Monday, November 24, 2014

there's no place like home...

Good morning!

With three days to Thanksgiving, I am sharing something I worked on my second to last semester of college, in an upper level art class for my minor. this was one of two of my major projects for my minor, which I think really helped shape the whole reason I decided to do an art minor with my writing degree. I've written a bit about this before  - more on inspiration and where it comes from, and the idea behind collecting and how we "collect" things that have no significance to us and assign meaning to them based on the way we interpret and experience the world. I could talk a long time about this, BUT I wanted to share this part as this Thanksgiving week begins....so many people (myself included!) are going home. to childhood houses, to houses that are labeled as home but aren't really any more, to siblings, to dinner tables and laughter that lingers around them.

Home is such a fluid concept, isn't it? to be cute, "home is wherever I am with you" - but isn't that profoundly literal in light of the strange experience of adulthood? (with some exceptions.) I can only write what I actually know, so there it is: I grew up and moved away. the experience of "growing up" is that I am always part of where and who I came from - I am more my past than I've ever been but I'm also more independently myself than I have ever been. Where I live isn't really home. but my house in the country, the one with the antebellum charm and the windchimes on the porch, my own bedroom tucked away with a soft lamp always on waiting for me in the window seat - it isn't really home either. I don't live there any more. But when I return, it is home because of the way my dad pops his head in to ask if I am too sleepy for a chapter of James Herriot (never) and then always, always, leaves his coffee cup behind. It is home because of the familiar chime of the grandfather clock downstairs and the dripping of the coffeemaker I learned to make coffee with close to 20 years ago. It is home because of the welcoming arms and wagging tail that greet me when I gently push open the door "just like I live there." I don't live there, but then, you don't have to knock when you come home, right?

Next week we are going to Beaumont, to the house my dad grew up in. I have never lived there, and yet, it is so familiar. It is full of the memories of waking up in the quiet and still dark hours of the morning to the sound of the clink of coffee cups and the murmur of voices behind the kitchen door that swings back and forth. the hum of the gas heater in the bathroom and the creak of that one floorboard in the hallway.

(when I get homesick, it isn't for a place or for the absence of space between places. it is for these things. for faces and tails and laughter. for the familiar grooves of life and love I still fit perfectly in. Rilke says “We need, in love, to practice only this: letting each other go. For holding on comes easily; we do not need to learn it.”



so anyways, part of my final thesis for my art project:

“the past itself, as historical change continues to accelerate, has become the most surreal of subjects– making it possible as Walter Benjamin said, to see a new beauty in what is vanishing.

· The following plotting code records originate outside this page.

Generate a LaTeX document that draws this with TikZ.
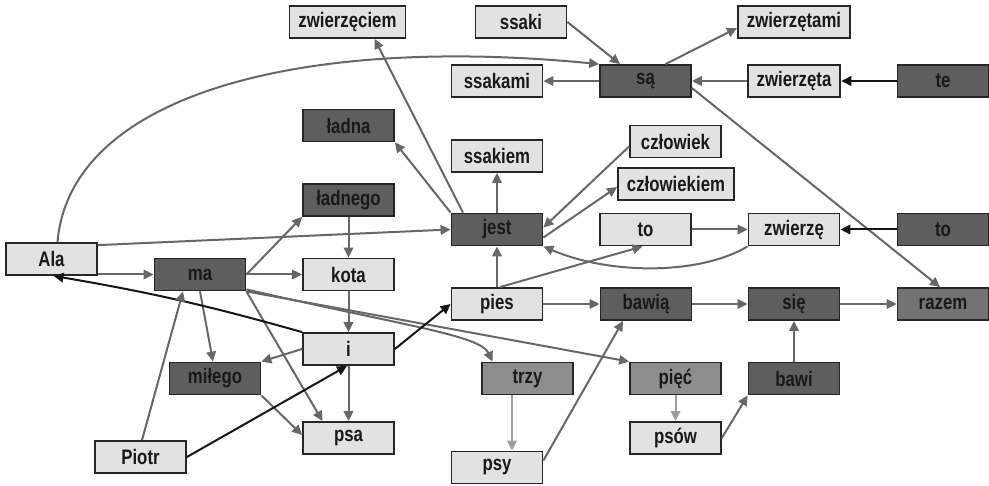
\documentclass[tikz,border=0pt]{standalone}
\usepackage{fontspec}
\setmainfont{Liberation Sans}[FakeStretch=0.8]
\usetikzlibrary{arrows.meta}
\definecolor{boxlight}{HTML}{E2E2E2}
\definecolor{boxdark}{HTML}{5E5E5E}
\definecolor{boxdim}{HTML}{737373}
\definecolor{boxmid}{HTML}{8E8E8E}
\definecolor{edgegray}{HTML}{676767}
\definecolor{edgepale}{HTML}{A0A0A0}
\definecolor{edgeblack}{HTML}{151515}

\begin{document}
\begin{tikzpicture}[x=1pt, y=-1pt,
  font=\fontsize{21}{25}\selectfont\bfseries,
  w/.style={draw=black!85, line width=1.8pt, minimum width=91pt, minimum height=32pt,
    inner xsep=9pt, inner ysep=2pt, text=black!90},
  lt/.style={w, fill=boxlight},
  dk/.style={w, fill=boxdark},
  dm/.style={w, fill=boxdim},
  md/.style={w, fill=boxmid},
  a/.style={-{Triangle[length=10pt,width=9.5pt]}, line width=2pt, draw=edgegray},
  ab/.style={a, draw=edgeblack},
  al/.style={a, draw=edgepale}]
  \useasboundingbox (0,0) rectangle (989,486);
  % top rows
  \node[lt] (zwierzeciem) at (347.5,22) {zwierzęciem};
  \node[lt] (ssaki) at (521,22) {ssaki};
  \node[lt] (zwierzetami) at (794,22) {zwierzętami};
  \node[lt] (ssakami) at (497,81) {ssakami};
  \node[dk] (sa) at (645.5,81) {są};
  \node[lt] (zwierzeta) at (794,81) {zwierzęta};
  \node[dk] (te) at (943,81) {te};
  \node[dk] (ladna) at (348.5,125.5) {ładna};
  \node[lt] (ssakiem) at (497,156) {ssakiem};
  \node[lt] (czlowiek) at (675.5,141.5) {człowiek};
  \node[lt] (czlowiekiem) at (676,184) {człowiekiem};
  \node[dk] (ladnego) at (348.5,200) {ładnego};
  \node[dk] (jest) at (497,229.5) {jest};
  \node[lt] (to) at (645.5,229.5) {to};
  \node[lt] (zwierze) at (794,229.5) {zwierzę};
  \node[dk] (tob) at (943,229.5) {to};
  % middle rows
  \node[lt] (ala) at (51.5,259) {Ala};
  \node[dk] (ma) at (200,274.5) {ma};
  \node[lt] (kota) at (348.5,274.5) {kota};
  \node[lt] (pies) at (497,304) {pies};
  \node[dk] (bawia) at (646,304) {bawią};
  \node[dk] (sie) at (794,304) {się};
  \node[dm] (razem) at (943,304) {razem};
  \node[lt] (i) at (348.5,349) {i};
  \node[dk] (milego) at (215,378.5) {miłego};
  \node[md] (trzy) at (527.5,378.5) {trzy};
  \node[md] (piec) at (675.5,378.5) {pięć};
  \node[dk] (bawi) at (794,378.5) {bawi};
  % bottom row
  \node[lt] (psa) at (348.5,438) {psa};
  \node[lt] (psow) at (675.5,438) {psów};
  \node[lt] (piotr) at (140.5,457) {Piotr};
  \node[lt] (psy) at (497,467.5) {psy};

  \draw[a] (ssaki.east) -- ([xshift=-25.5pt]sa.north);
  \draw[a] ([xshift=20pt]sa.north) -- ([yshift=-6pt]zwierzetami.west);
  \draw[a] (sa.west) -- (ssakami.east);
  \draw[a] (zwierzeta.west) -- (sa.east);
  \draw[ab] (te.west) -- (zwierzeta.east);
  \draw[a] ([yshift=-7pt]sa.east) -- ([xshift=-3pt]razem.north);
  \draw[a] ([xshift=6pt]ala.north) .. controls (70,95) and (300,35) .. (sa.north west);
  \draw[a] ([yshift=-3pt]ala.north east) -- (jest.west);
  \draw[a] (ala.east |- ma.west) -- (ma.west);
  \draw[a] ([xshift=-34pt]jest.north) -- ([xshift=27pt]zwierzeciem.south);
  \draw[a] (jest.north west) -- (ladna.south east);
  \draw[a] (jest.north) -- (ssakiem.south);
  \draw[a] ([yshift=-5pt]czlowiek.west) -- ([yshift=2pt]jest.east);
  \draw[a] ([yshift=-8pt]jest.east) -- ([yshift=-3pt]czlowiekiem.west);
  \draw[a] (zwierze.south west) .. controls (700,275) and (610,275) .. (jest.south east);
  \draw[a] (to.east) -- (zwierze.west);
  \draw[ab] (tob.west) -- (zwierze.east);
  \draw[a] (pies.north) -- (jest.south);
  \draw[a] ([xshift=3pt]pies.north) -- ([xshift=-3pt]to.south);
  \draw[a] (pies.east) -- (bawia.west);
  \draw[a] (bawia.east) -- (sie.west);
  \draw[a] (sie.east) -- (razem.west);
  \draw[a] (bawi.north) -- (sie.south);
  \draw[a] (psow.east) -- (bawi.south west);
  \draw[al] (piec.south) -- (psow.north);
  \draw[al] ([xshift=-15.5pt]trzy.south) -- ([xshift=15pt]psy.north);
  \draw[a] ([yshift=7pt]psy.east) -- ([xshift=-23pt]bawia.south);
  \draw[a] (ma.east) -- (ladnego.south west);
  \draw[a] (ladnego.south) -- (kota.north);
  \draw[a] (ma.east) -- (kota.west);
  \draw[a] (kota.south) -- (i.north);
  \draw[a] (i.south) -- (psa.north);
  \draw[a] (ma.south) -- ([xshift=-2pt]milego.north);
  \draw[a] (ma.south east) -- ([xshift=-26pt]psa.north);
  \draw[a] ([yshift=2pt]ma.south east) .. controls (400,325) and (480,335) .. ([xshift=-35pt]trzy.north);
  \draw[a] (ma.south east) -- (piec.north west);
  \draw[ab] (i.north west) to[bend right=3] ([xshift=2pt]ala.south);
  \draw[a] (i.west) -- (milego.north east);
  \draw[a] (milego.south east) -- ([yshift=3pt]psa.west);
  \draw[a] ([xshift=1.5pt]piotr.north) -- ([xshift=-17pt]ma.south);
  \draw[ab] (piotr.east) -- ([xshift=-1.5pt]i.south);
  \draw[ab] (i.east) -- (pies.west);
\end{tikzpicture}
\end{document}
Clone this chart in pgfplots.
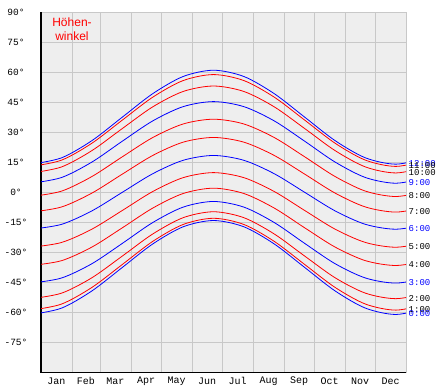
\documentclass[border=0pt]{standalone}
\usepackage{pgfplots}
\pgfplotsset{compat=1.18}
\usepackage{pgfplotstable}
\usepackage{fontspec}
\setmainfont{Liberation Sans}
\newfontfamily\mono{Liberation Mono}
\definecolor{bggray}{RGB}{238,238,238}
\definecolor{gridgray}{RGB}{200,200,200}
\pgfplotstableread{
d h0 h1 h2 h3 h4 h5 h6 h7 h8 h9 h10 h11 h12
-10 -60.94 -58.77 -53.06 -45.28 -36.50 -27.39 -18.40 -9.85 -2.08 4.55 9.68 12.94 14.06
20.42 -57.80 -55.77 -50.33 -42.76 -34.11 -25.03 -15.98 -7.32 0.59 7.38 12.66 16.04 17.20
50.83 -49.22 -47.47 -42.64 -35.63 -27.33 -18.39 -9.27 -0.39 7.87 15.09 20.80 24.49 25.78
81.25 -37.50 -36.02 -31.82 -25.50 -17.72 -9.07 0.00 9.07 17.72 25.50 31.82 36.02 37.50
111.67 -25.78 -24.49 -20.80 -15.09 -7.87 0.39 9.27 18.39 27.33 35.63 42.64 47.47 49.22
142.08 -17.20 -16.04 -12.66 -7.38 -0.59 7.32 15.98 25.03 34.11 42.76 50.33 55.77 57.80
172.5 -14.06 -12.94 -9.68 -4.55 2.08 9.85 18.40 27.39 36.50 45.28 53.06 58.77 60.94
202.92 -17.20 -16.04 -12.66 -7.38 -0.59 7.32 15.98 25.03 34.11 42.76 50.33 55.77 57.80
233.33 -25.78 -24.49 -20.80 -15.09 -7.87 0.39 9.27 18.39 27.33 35.63 42.64 47.47 49.22
263.75 -37.50 -36.02 -31.82 -25.50 -17.72 -9.07 0.00 9.07 17.72 25.50 31.82 36.02 37.50
294.17 -49.22 -47.47 -42.64 -35.63 -27.33 -18.39 -9.27 -0.39 7.87 15.09 20.80 24.49 25.78
324.58 -57.80 -55.77 -50.33 -42.76 -34.11 -25.03 -15.98 -7.32 0.59 7.38 12.66 16.04 17.20
355 -60.94 -58.77 -53.06 -45.28 -36.50 -27.39 -18.40 -9.85 -2.08 4.55 9.68 12.94 14.06
385.42 -57.80 -55.77 -50.33 -42.76 -34.11 -25.03 -15.98 -7.32 0.59 7.38 12.66 16.04 17.20
}\sun
\begin{document}
\begin{tikzpicture}[x=1pt,y=1pt]
\useasboundingbox (0,0) rectangle (441,391);
\begin{axis}[
  at={(41pt,18.3pt)}, anchor=south west,
  scale only axis, width=365pt, height=360.7pt,
  xmin=0, xmax=365, ymin=-90, ymax=90,
  axis background/.style={fill=bggray},
  axis x line=bottom, axis y line=left,
  axis line style={-, black, line width=1.3pt},
  clip mode=individual,
  xtick={15.5,45,74.5,105,135.5,166,196.5,227.5,258,288.5,319,349.5},
  xticklabels={Jan,Feb,Mar,Apr,May,Jun,Jul,Aug,Sep,Oct,Nov,Dec},
  minor xtick={0,31,59,90,120,151,181,212,243,273,304,334,365},
  xminorgrids=true, xmajorgrids=false,
  ytick={-90,-75,-60,-45,-30,-15,0,15,30,45,60,75,90},
  yticklabels={,-75°,-60°,-45°,-30°,-15°,0°,15°,30°,45°,60°,75°,90°},
  ymajorgrids=true,
  major tick length=0pt, minor tick length=0pt,
  grid style={draw=gridgray, line width=0.9pt},
  minor grid style={draw=gridgray, line width=0.9pt},
  xticklabel style={font=\mono\fontsize{10}{12}\selectfont, anchor=center, yshift=-8.5pt},
  yticklabel style={font=\mono\fontsize{9.5}{11}\selectfont, anchor=center, xshift=-25pt},
]
\pgfplotsinvokeforeach{1,2,4,5,7,8,10,11}{
  \addplot[red, line width=0.8pt, smooth] table[x=d,y=h#1]{\sun};
}
\pgfplotsinvokeforeach{0,3,6,9,12}{
  \addplot[blue, line width=0.8pt, smooth] table[x=d,y=h#1]{\sun};
}
\begin{scope}[every node/.style={anchor=west, inner sep=0pt, xshift=2.5pt, font=\mono\fontsize{9}{10}\selectfont}]
\node[blue] at (axis cs:365,14.41) {12:00};
\node[black] at (axis cs:365,13.28) {11:00};
\node[black] at (axis cs:365,10.01) {10:00};
\node[blue] at (axis cs:365,4.87) {9:00};
\node[black] at (axis cs:365,-1.78) {8:00};
\node[black] at (axis cs:365,-9.57) {7:00};
\node[blue] at (axis cs:365,-18.13) {6:00};
\node[black] at (axis cs:365,-27.13) {5:00};
\node[black] at (axis cs:365,-36.24) {4:00};
\node[blue] at (axis cs:365,-45.00) {3:00};
\node[black] at (axis cs:365,-52.76) {2:00};
\node[black] at (axis cs:365,-58.43) {1:00};
\node[blue] at (axis cs:365,-60.59) {0:00};
\end{scope}
\node[red, align=center, font=\fontsize{12}{14}\selectfont] at (axis cs:31,81.5) {Höhen-\\winkel};
\end{axis}
\end{tikzpicture}
\end{document}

From the start, photographers not only set themselves the task of recording a disappearing world, but were so employed by those hastening it’s disappearance. “To renew the old world,” Benjamin wrote, “that is the collector’s deepest desire when he is driven to acquire new things.” (Susan Sontag, from the chapter "Melancholy Objects" from On Photography) 


I am captivated by this – that by adopting images I am preserving a part of their original character while making them my own at the same time. By delving into the history recorded by those before me, especially in a place that has significance to me, it becomes part of the meaning of the place, and I consequently see more beauty in the place than I did before. Part of the reason (in large part, a primary reason) I chose to attend Sam Houston State University is because of my family – I love that when I call home, my parents can close their eyes and imagine exactly where I am sitting on campus or what professor I might have because they were in my shoes, thirty years earlier. And I think if I had gotten to sit with my great grandpa on the porch, we might have talked about the campus and what has changed about it and what will never change as long as it exists. That is the essence, the core, the heart of this project – figuring out how history - old, reimagined, new, alike - forms an indelible, vital connection between me and the world.

The connection I'm making between the idea behind collecting and my perspectives about home here is that home is not a place - it is a collection of experiences, of people and life. In the country or in the city, I have a little home in me wherever I am. I was thinking about this this week, as Thanksgiving comes upon us and I am returning to familiarity, albeit looking a bit different, but always the same. I think maybe my definition of home will change with time and experience and life - it is an inchoate (not yet fully formed) perspective. and yet, the beauty of it is that because of who defines it, it's character of familiarity won't ever change.


 "Welcome home!" a calling voice from somewhere in the house says. the scenery may be different but it feels like a place I know. "Welcome back."